Zobrist falls back one tier, but he’s still incredibly valuable with his unique 2B/OF eligibility and Top 10 runs scored total (59) … Ditto for Joyce dropping a level. The inflated BABIPs from April (.404) and May (.426) finally came back to Earth (.211 in June and .105 in July), and so did his fantasy production. A good OF3 going forward, for sure. But I don’t want him as my No. 2 OF if I can help it. … Boesch has made me a believer. He’s shown improvements from last season overall, and while some will fear another second-half disaster, I don’t think it happens. He’s become the Tigers best outfielder. By a lot.
It’s now-or-never for Rios. Dude’s dead-last among qualified AL outfielders in OPS (.572), but he also owns the fourth-lowest BABIP (.221) in all of baseball. So he could start getting lucky soon. Of course, his June BABIP was a respectable .279, and his OPS for the month climbed to all of .685. And yet his K rate for the year is at a career-low 9.9%, so don’t some of the balls he’s putting into play — and there are a lot of them — have to start dropping? I’m still holding out hope that he can put together a second half in which he approaches double digits in homers and steals. With a player as divisive as Rios, you’re either with me or against me. And I can’t fault you if you’re in the latter group. … Gardner and Davis have been lumped together in these rankings for much of the year. They’ve both managed to put up solid stats in the primary category owners targeted them for, while simultaneously frustrating those same owners with streaky (and sometimes rather poor) play overall. But if you’re hurting for SBs for the rest of the season, I could see either of them leading baseball in that stat. … Welcome back to semi-relevance, Mr. Markakis! After advising owners that he could be cut a little more than two months ago, he’s hit .350 since June 1. Of course, that’s come with just 3 HRs, 19 RBIs and 4 SBs, so it’s not like he was doing much else. I don’t think there’s any second-half surge coming here, but if you need batting average help, his overall line (.292/.339/.379) is still low enough that you could buy cheap. But I stand by my early-season advice.
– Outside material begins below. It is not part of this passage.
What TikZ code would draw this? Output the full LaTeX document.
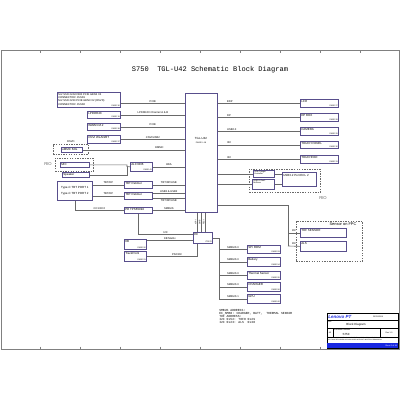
\documentclass[tikz,border=0pt]{standalone}
\usepackage{fontspec}
\setmainfont{Liberation Sans}
\newfontfamily\monofam{Liberation Mono}
\usetikzlibrary{calc}
\definecolor{boxc}{RGB}{88,78,140}
\definecolor{wirec}{RGB}{105,105,105}
\definecolor{lnvblue}{RGB}{25,40,225}
\newcommand\boxfont{\fontsize{2.1}{2.5}\selectfont}
\newcommand\pgfont{\fontsize{1.4}{1.6}\selectfont}
\newcommand\labfont{\fontsize{1.9}{2.2}\selectfont}
\newcommand\notefont{\monofam\fontsize{2.2}{2.2}\selectfont}

\begin{document}
\begin{tikzpicture}[x=0.25mm, y=-0.25mm,
  blk/.style={draw=boxc, line width=0.5pt, fill=white, anchor=north west, inner sep=0pt},
  bx/.style 2 args={minimum width=#1*0.25mm, minimum height=#2*0.25mm},
  grp/.style={draw=wirec, dash pattern=on 1pt off 0.8pt, line width=0.45pt, anchor=north west, inner sep=0pt},
  tl/.style={anchor=north west, inner sep=0.7pt, font=\boxfont},
  pg/.style={anchor=south east, inner sep=0.5pt, font=\pgfont},
  wire/.style={draw=wirec, line width=0.45pt},
  frame/.style={draw=gray, line width=0.6pt},
  lab/.style={font=\labfont, inner sep=0.6pt, above},
  rio/.style={font=\fontsize{3}{3}\selectfont, text=gray!80!black}]

\useasboundingbox (0,0) rectangle (400,400);

% sheet frame
\draw[frame] (1,50) rectangle (399,349);
\foreach \x in {40,80,...,360} {
  \draw[frame] (\x,50) -- (\x,52.5);
  \draw[frame] (\x,346.5) -- (\x,349);
}
\node[font=\monofam\fontsize{5}{6}\selectfont] (title) at (210,70) {S750\ \ TGL-U42 Schematic Block Diagram};

% processor
\node[blk, bx={32}{119}] (cpu) at (185,93) {};
\node[font=\boxfont, inner sep=0pt] (cpuname) at (201,138) {TGL-U42};
\node[font=\pgfont, inner sep=0pt] (cpupg) at (201,142.5) {PAGE 5\textasciitilde 18};

% left column
\node[blk, bx={63}{15}, label={[tl, align=left, font=\fontsize{1.9}{2.35}\selectfont]north west:{M.2 SSD 2242/2280 PCIE GEN4 X4\\CONNECTOR: JSSD1\\M.2 SSD 2230 PCIE GEN3 X2 (RSVD)\\CONNECTOR: JSSD2}}, label={[pg]south east:PAGE 36}] (ssd) at (57,92) {};
\draw[wire] ([yshift=-0.875mm]ssd.east) -- ([yshift=-0.875mm]ssd.east -| cpu.west) node[lab, midway] {PCIE};

\node[blk, bx={33}{7}, label={[tl]north west:LPDDR4X}, label={[pg]south east:PAGE 19}] (ddr) at (87,111) {};
\draw[wire] (ddr.east) -- (ddr.east -| cpu.west) node[lab, midway] {LPDDR4X Channel A \& B};

\node[blk, bx={33}{7}, label={[tl]north west:WWAN M.2}, label={[pg]south east:PAGE 38}] (wwan) at (87,123) {};
\draw[wire] (wwan.east) -- (wwan.east -| cpu.west) node[lab, midway] {PCIE};

\node[blk, bx={33}{8}, label={[tl]north west:CNVI WLAN/BT}, label={[pg]south east:PAGE 37}] (wlan) at (87,135) {};
\draw[wire] (wlan.east) -- (wlan.east -| cpu.west) node[lab, midway] {CNVi/USB2};

\node[grp, bx={35}{10}, label={[font=\labfont, inner sep=0.6pt]above:RSVD}] (emmcgrp) at (53,144) {};
\node[blk, bx={21}{5}, label={[tl]north west:eMMC 64G}] (emmc) at (61,147) {};
\draw[wire] (emmc.east) -- (emmc.east -| cpu.west) node[lab, pos=0.75] {EMMC};

% audio
\node[rio] (rio1) at (48,164) {RIO};
\node[grp, bx={38}{13}] (riogrp) at (55,158) {};
\node[blk, bx={29}{5}, label={[tl]north west:MIC}] (mic) at (60,162) {};
\node[blk, bx={27}{5}, label={[tl]north west:Speaker}] (spk) at (62,172) {};
\node[blk, bx={22}{9}, label={[tl]north west:ALC3306}, label={[pg]south east:PAGE 41}] (codec) at (130,162) {};
\coordinate (jn) at (127,166.5);
\draw[wire] (mic.east) -| (jn) -- (codec.west);
\draw[wire] (spk.east) -| (jn);
\draw[wire] (codec.east) -- (codec.east -| cpu.west) node[lab, midway] {HDA};

% type-c
\node[blk, bx={35}{19}, font=\boxfont, align=left] (tc) at (57,181) {Type-C TBT PORT 1\\[2.2pt]Type-C TBT PORT 2};
\node[blk, bx={28}{7}, label={[tl]north west:TBT Retimer}] (rta) at (124,181) {};
\node[blk, bx={28}{7}, label={[tl]north west:TBT Retimer}] (rtb) at (124,192) {};
\node[blk, bx={28}{6}, label={[tl]north west:PD TPS65994}] (pd) at (124,207) {};
\draw[wire] (rta.west -| tc.east) -- (rta.west) node[lab, midway] {TBT/DP};
\draw[wire] (rtb.west -| tc.east) -- (rtb.west) node[lab, midway] {TBT/DP};
\draw[wire] (tc.south) |- (pd.west) node[lab, pos=0.75] {CC1/CC2};
\draw[wire] (rta.east) -- (rta.east -| cpu.west) node[lab, midway] {TBT/DP/USB};
\draw[wire] ([yshift=0.6mm]rtb.east) -- ([yshift=0.6mm]rtb.east -| cpu.west) node[lab, midway] {USB3 \& USB2};
\draw[wire] ([yshift=-0.6mm]rtb.east) -- ([yshift=-0.6mm]rtb.east -| cpu.west) node[lab, midway, below] {TBT/DP/USB};
\draw[wire] (pd.east) -- (pd.east -| cpu.west) node[lab, midway] {SMBUS};

% embedded controller
\node[blk, bx={19}{11}, label={[tl]north west:EC}, label={[pg]south east:IT5570}] (ec) at (193,232) {};
\node[blk, bx={22}{10}, label={[tl]north west:KB}, label={[pg]south east:PAGE 50}] (kb) at (124,239) {};
\node[blk, bx={22}{10}, label={[tl]north west:TrackPoint}, label={[pg]south east:PAGE 51}] (tp) at (124,251) {};
\coordinate (ec1) at ([yshift=0.8mm]ec.west);
\coordinate (ec2) at ([yshift=-0.7mm]ec.west);
\draw[wire] (pd.south) |- (ec1) node[lab, pos=0.75] {I2C};
\draw[wire] (kb.east |- ec2) -- (ec2) node[lab, midway] {KB Matrix};
\draw[wire] (tp.east) -| ([xshift=-1.4mm]ec.south) node[lab, pos=0.3] {PS2/I2C};
\foreach \dx/\t in {-1/eSPI, 0/SMB, 1/PECI}
  \draw[wire] ([xshift=\dx mm]cpu.south) -- ([xshift=\dx mm]cpu.south |- ec.north)
    node[font=\pgfont, midway, rotate=90, anchor=south, inner sep=0.4pt] {\t};

% EC smbus devices
\node[blk, bx={33}{8}, label={[tl]north west:SPI ROM}, label={[pg]south east:PAGE 53}] (rom) at (247,245) {};
\node[blk, bx={33}{9}, label={[tl]north west:Battery}, label={[pg]south east:PAGE 54}] (bat) at (247,257) {};
\node[blk, bx={33}{8}, label={[tl]north west:Thermal Sensor}, label={[pg]south east:PAGE 55}] (ths) at (247,271) {};
\node[blk, bx={33}{9}, label={[tl]north west:CHARGER}, label={[pg]south east:PAGE 56}] (chg) at (247,282) {};
\node[blk, bx={33}{9}, label={[tl]north west:GPU}, label={[pg]south east:PAGE 60}] (gpu) at (247,294) {};
\coordinate (bus) at (219,298.5);
\draw[wire] (ec.east) -| (bus);
\foreach \b/\t in {rom/SMBUS 0, bat/SMBUS 0, ths/SMBUS 0, chg/SMBUS 0, gpu/SMBUS 1}
  \draw[wire] (bus |- \b.west) -- (\b.west) node[lab, midway] {\t};

\node[font=\notefont, anchor=north west, align=left, inner sep=0pt] (notes) at (219,309) {SMBUS ADDRESS:\\EC\_SMB0: CHARGER, BATT,\ \ THERMAL SENSOR\\TOF ADDRESS:\\I2C 0x52: TOF0 0x29\\I2C 0x23: ALS\ \ 0x38};

% right column
\node[blk, bx={38}{8}, label={[tl]north west:LCD}, label={[pg]south east:PAGE 27}] (lcd) at (300,99) {};
\node[blk, bx={38}{8}, label={[tl]north west:DP BOX}, label={[pg]south east:PAGE 28}] (dpb) at (300,113) {};
\node[blk, bx={38}{8}, label={[tl]north west:CAMERA}, label={[pg]south east:PAGE 29}] (cam) at (300,127) {};
\node[blk, bx={38}{7}, label={[tl]north west:TOUCH PANEL}, label={[pg]south east:PAGE 30}] (tpn) at (300,141) {};
\node[blk, bx={38}{8}, label={[tl]north west:TOUCHPAD}, label={[pg]south east:PAGE 31}] (tpd) at (300,155) {};
\foreach \b/\t in {lcd/EDP, dpb/DP, cam/USB2.0, tpn/I2C, tpd/I2C}
  \draw[wire] (cpu.east |- \b.west) -- (\b.west) node[lab, pos=0.1, anchor=south west] {\t};

% usb on rio
\node[grp, bx={71}{23}] (usbgrp) at (249,169) {};
\node[blk, bx={21}{7}, label={[tl, align=left, font=\pgfont]north west:{USB Charger\\Controller}}] (uchg) at (253,170) {};
\node[blk, bx={22}{10}, label={[tl, align=left, font=\pgfont]north west:{USB3.2 Gen1\\ReDriver}}] (ured) at (252,179) {};
\node[blk, bx={34}{14}, label={[tl, yshift=-1pt]north west:USB3.2 Port ECL 2}] (uport) at (282,172) {};
\draw[wire] (cpu.east |- uchg.west) -- (uchg.west);
\draw[wire] (cpu.east |- ured.west) -- (ured.west);
\draw[wire] (uchg.east) -- (uchg.east -| uport.west);
\draw[wire] (ured.east) -- (ured.east -| uport.west);
\node[rio] (rio2) at (323,198) {RIO};

% sensors
\node[grp, bx={66}{40}] (sensgrp) at (296,221) {};
\node[font=\fontsize{2.8}{3}\selectfont, inner sep=0pt] (senstitle) at (343,224.5) {Sensor on FPC};
\node[blk, bx={46}{9}, label={[tl]north west:TOF SENSOR}] (tof) at (300,228) {};
\node[blk, bx={46}{10}, label={[tl]north west:ALS}] (als) at (300,241) {};
\coordinate (sbus) at (288,246);
\draw[wire] ([yshift=1.75mm]cpu.south east) -| (sbus);
\draw[wire] (sbus |- tof.west) -- (tof.west) node[lab, midway] {I2C};
\draw[wire] (sbus) -- (als.west) node[lab, midway] {I2C};

% title block
\node[blk, draw=black, line width=0.5pt, bx={71}{35}] (tblk) at (327,313) {};
\fill[lnvblue] (327,343) rectangle (398,348);
\draw[black, line width=0.3pt] (327,320) -- (398,320) (327,328) -- (398,328) (327,337) -- (398,337)
  (333,328) -- (333,337) (380,328) -- (380,337);
\node[font=\bfseries\itshape\fontsize{3.2}{3.2}\selectfont, text=lnvblue, anchor=west, inner sep=0pt] (lnv) at (328,316.5) {Lenovo PT};
\node[font=\pgfont, inner sep=0pt] (tdate) at (378,316.5) {2020/12/08};
\node[font=\pgfont, anchor=north west, inner sep=0.4pt] (ttl) at (327,320) {Title};
\node[font=\boxfont, inner sep=0pt] (tname) at (356,324.5) {Block Diagram};
\node[font=\pgfont, inner sep=0pt] (tsize) at (330,332.5) {A3};
\node[font=\pgfont, anchor=north west, inner sep=0.4pt] (tdoc) at (333,328) {Document Number};
\node[font=\boxfont, inner sep=0pt] (tnum) at (346,334) {S750};
\node[font=\pgfont, inner sep=0pt] (trev) at (389,332.5) {Rev 1.0};
\node[font=\fontsize{1.1}{1.3}\selectfont, anchor=north west, align=left, inner sep=0.4pt] (tnote) at (327,337) {THIS DRAWING CONTAINS CONFIDENTIAL INFORMATION OF LENOVO. NO PART\\OF IT MAY BE COPIED OR DISCLOSED WITHOUT WRITTEN PERMISSION.};
\node[font=\fontsize{1.4}{1.4}\selectfont, text=white, anchor=east, inner sep=0.5pt] (tsheet) at (398,345.5) {Sheet 2 of 99};
\end{tikzpicture}
\end{document}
Look, Raburn has been atrocious this year. The average is .213. The K rate is 31%. And the .281 BABIP doesn’t suggest he’s due for any sort of improvement due to regression to his mean. But he’s got the Zobrist eligibility factor (2B/OF), and here are his second-half stats the past two seasons: .310 BA, .933 OPS and 10 HRs in 2009; and .315, .900 and 13 last year. If you buy into that sort of thing, he can be had for a song. Even one like “We Built This City.” … With the recent trade of Juan Rivera (more below) and the reconversion to third base of Bautista, Thames has a clear path to PT. He’s striking out a bit too much (26%), but the pop is there with 12 extra-base hits in just 104 ABs. There’s solid upside here for a guy who wasn’t a big-time prospect and didn’t get much pub — unless you’ve been following along at home.
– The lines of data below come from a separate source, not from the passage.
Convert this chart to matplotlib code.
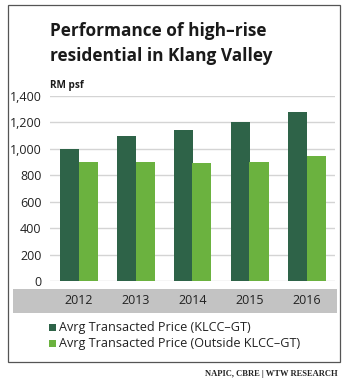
import matplotlib
matplotlib.use('Agg')
import matplotlib.pyplot as plt
from matplotlib.patches import Rectangle
import numpy as np

plt.rcParams['font.family'] = ['Open Sans', 'DejaVu Sans']

years = ['2012', '2013', '2014', '2015', '2016']
klcc = [1000, 1095, 1145, 1203, 1281]
outside = [898, 902, 891, 902, 944]
series_names = ['Avrg Transacted Price (KLCC\u2013GT)', 'Avrg Transacted Price (Outside KLCC\u2013GT)']
yticks = [0, 200, 400, 600, 800, 1000, 1200, 1400]

dark = '#2e6348'
light = '#6bb23f'

W, H = 349, 388
fig = plt.figure(figsize=(W / 100, H / 100), dpi=100)

def fx(px): return px / W
def fy(py): return 1 - py / H

# outer frame
fig.patches.append(Rectangle((fx(8), fy(362)), fx(340) - fx(8), fy(5) - fy(362),
                             transform=fig.transFigure, fill=False, edgecolor='#555555', lw=0.9))
# grey band behind the years
fig.patches.append(Rectangle((fx(13), fy(313)), fx(337) - fx(13), fy(289) - fy(313),
                             transform=fig.transFigure, facecolor='#c3c3c3', edgecolor='none', zorder=-1))

fig.text(fx(50), fy(36), 'Performance of high\u2013rise', fontsize=12.4, fontweight='bold', color='#1a1a1a', va='baseline')
fig.text(fx(50), fy(61), 'residential in Klang Valley', fontsize=12.4, fontweight='bold', color='#1a1a1a', va='baseline')
fig.text(fx(50), fy(88), 'RM psf', fontsize=7.2, fontweight='bold', color='#1a1a1a', va='baseline')

ax = fig.add_axes([fx(50), fy(281), fx(335) - fx(50), fy(96) - fy(281)])
x = np.arange(len(years))
w = 1 / 3
ax.bar(x - w / 2, klcc, w, color=dark, zorder=3)
ax.bar(x + w / 2, outside, w, color=light, zorder=3)
ax.set_xlim(-0.5, len(years) - 0.5)
ax.set_ylim(0, 1400)
ax.set_yticks(yticks)
ax.set_yticklabels([f'{v:,}' for v in yticks], fontsize=9, color='#222222')
ax.grid(axis='y', color='#d4d4d4', lw=1.0, zorder=0)
ax.tick_params(axis='y', length=0, pad=6)
ax.set_xticks([])
for s in ax.spines.values():
    s.set_visible(False)

for i, yr in enumerate(years):
    xd = ax.transData.transform((i, 0))[0]
    fig.text(xd / W, fy(301), yr, ha='center', va='center', fontsize=9, color='#222222')

for j, (name, c) in enumerate(zip(series_names, [dark, light])):
    yy = 327 + j * 16
    fig.patches.append(Rectangle((fx(49), fy(yy + 3.5)), fx(7), fy(0) - fy(7),
                                 transform=fig.transFigure, facecolor=c, edgecolor='none'))
    fig.text(fx(59), fy(yy), name, fontsize=9.1, color='#222222', va='center')

fig.text(fx(338), fy(374), 'NAPIC, CBRE | WTW RESEARCH', fontsize=6.1, fontweight='bold',
         family='Liberation Serif', color='#222222', ha='right', va='center')

fig.savefig('out.png', dpi=100)
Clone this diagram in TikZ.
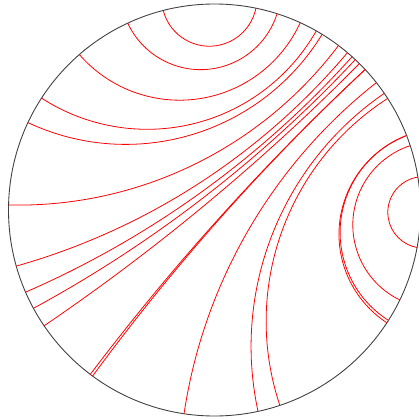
\documentclass[tikz,border=0pt]{standalone}
\usepackage{tikz}

\newcommand{\diskR}{206}
\newcommand{\geod}[2]{%
  \pgfmathsetmacro{\gmid}{(#1+#2)/2}%
  \pgfmathsetmacro{\ghalf}{(#2-#1)/2}%
  \pgfmathsetmacro{\grad}{\diskR*tan(\ghalf)}%
  \draw[geodline] (#2:\diskR) arc[start angle=\gmid+90+\ghalf,end angle=\gmid+270-\ghalf,radius=\grad];%
}

\begin{document}
\begin{tikzpicture}[x=0.02cm,y=0.02cm,geodline/.style={red,line width=0.45pt}]
\path[use as bounding box] (-214.5,-209) rectangle (204.5,210);
\fill[white] (-214.5,-209) rectangle (204.5,210);
\draw[black!75,line width=0.5pt] (0,0) circle (\diskR);
\geod{78.4}{104.4}
\geod{72.3}{114.9}
\geod{65.4}{131.0}
\geod{60.4}{147.1}
\geod{58.5}{154.9}
\geod{53.0}{178.6}
\geod{49.8}{195.8}
\geod{48.1}{203.5}
\geod{46.9}{208.5}
\geod{45.3}{214.2}
\geod{232.9}{403.0}
\geod{233.7}{403.0}
\geod{261.5}{398.2}
\geod{282.2}{394.5}
\geod{288.5}{392.8}
\geod{326.8}{381.2}
\geod{327.6}{381.2}
\geod{334.1}{378.2}
\geod{349.5}{369.2}
\end{tikzpicture}
\end{document}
The top five here stand out for their mix of potential and production. Snider, Rodriguez, Dirks and Reddick all have openings to get near-everyday run, which makes them intriguing and worth a gamble as starters in AL-only leagues. (Caution: Reddick could lose time if the Red Sox decide to use the trade deadline to mend what has been a terrible outfield this year, aside from Ellsbury.) … As for Trout, well, I would like to think he actually has a chance to wrest the starting CF job from Bourjos — let’s face it, Bourjy wasn’t exactly tearing it up with the stick, and Trout is nearly as good on D — but I don’t think he’s close to ready. Seems like a wasted add in re-draft leagues. … Poor Choo. The broken finger pretty much kills any chance he had of bouncing back in the second half. Just not his year. In keeper leagues, though, he makes an attractive target for team’s building for 2012.
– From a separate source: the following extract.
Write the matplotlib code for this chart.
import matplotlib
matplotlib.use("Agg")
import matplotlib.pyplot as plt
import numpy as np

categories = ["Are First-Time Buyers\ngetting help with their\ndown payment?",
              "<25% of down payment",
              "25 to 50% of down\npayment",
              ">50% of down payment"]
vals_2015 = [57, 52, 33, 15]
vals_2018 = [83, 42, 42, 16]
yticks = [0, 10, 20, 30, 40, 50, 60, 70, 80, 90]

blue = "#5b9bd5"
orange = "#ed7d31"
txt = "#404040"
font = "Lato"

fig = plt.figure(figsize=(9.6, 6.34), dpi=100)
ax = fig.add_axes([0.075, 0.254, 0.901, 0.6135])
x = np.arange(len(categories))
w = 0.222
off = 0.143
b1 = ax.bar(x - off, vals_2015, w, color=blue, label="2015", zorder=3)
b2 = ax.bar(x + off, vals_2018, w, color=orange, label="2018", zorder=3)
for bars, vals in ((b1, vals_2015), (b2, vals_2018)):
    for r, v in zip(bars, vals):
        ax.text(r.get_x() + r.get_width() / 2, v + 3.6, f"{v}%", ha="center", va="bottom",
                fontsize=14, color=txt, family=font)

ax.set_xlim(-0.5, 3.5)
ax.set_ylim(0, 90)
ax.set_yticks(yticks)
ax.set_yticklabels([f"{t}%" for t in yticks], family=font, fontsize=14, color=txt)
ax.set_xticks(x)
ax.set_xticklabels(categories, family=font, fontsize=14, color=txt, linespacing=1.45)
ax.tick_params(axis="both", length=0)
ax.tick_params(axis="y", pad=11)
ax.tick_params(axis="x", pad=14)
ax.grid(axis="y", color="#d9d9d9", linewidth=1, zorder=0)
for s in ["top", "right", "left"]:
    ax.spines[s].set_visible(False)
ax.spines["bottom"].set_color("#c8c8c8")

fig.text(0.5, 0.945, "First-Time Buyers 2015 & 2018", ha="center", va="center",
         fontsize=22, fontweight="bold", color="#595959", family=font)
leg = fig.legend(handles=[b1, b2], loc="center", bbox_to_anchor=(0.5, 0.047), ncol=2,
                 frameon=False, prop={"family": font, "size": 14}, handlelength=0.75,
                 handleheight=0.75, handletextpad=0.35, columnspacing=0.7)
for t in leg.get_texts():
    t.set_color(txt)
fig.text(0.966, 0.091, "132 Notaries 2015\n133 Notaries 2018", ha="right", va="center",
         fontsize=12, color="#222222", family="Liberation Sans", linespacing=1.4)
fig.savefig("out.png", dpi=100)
The only two in this portion who would be north of Tier 4 are Lind and Trumbo, who has managed 6 games in the outfield. In leagues with a 1- or 5-game minimum, there’s a nice 17-homer bat that qualifies at OF now. He really is having an underrated rookie season. I mean, heck, is anyone talking about him for AL ROY? (Even if Michael Pineda has that thing sewn up.)
Hey, getting traded to the National League will do that.
Jennings’ never-ending stay in the minors will get a little bit longer with news of his fractured finger. Never a bastion of health, this likely keeps Jennings out of the majors until August. … On the flip side, with apologies to Endy Chavez, there is somewhat of an opening in center for the Rangers, and Martin — a Cuban defector who signed a 5-year deal just two months ago — was recently got promoted to Triple-A. Just sayin’.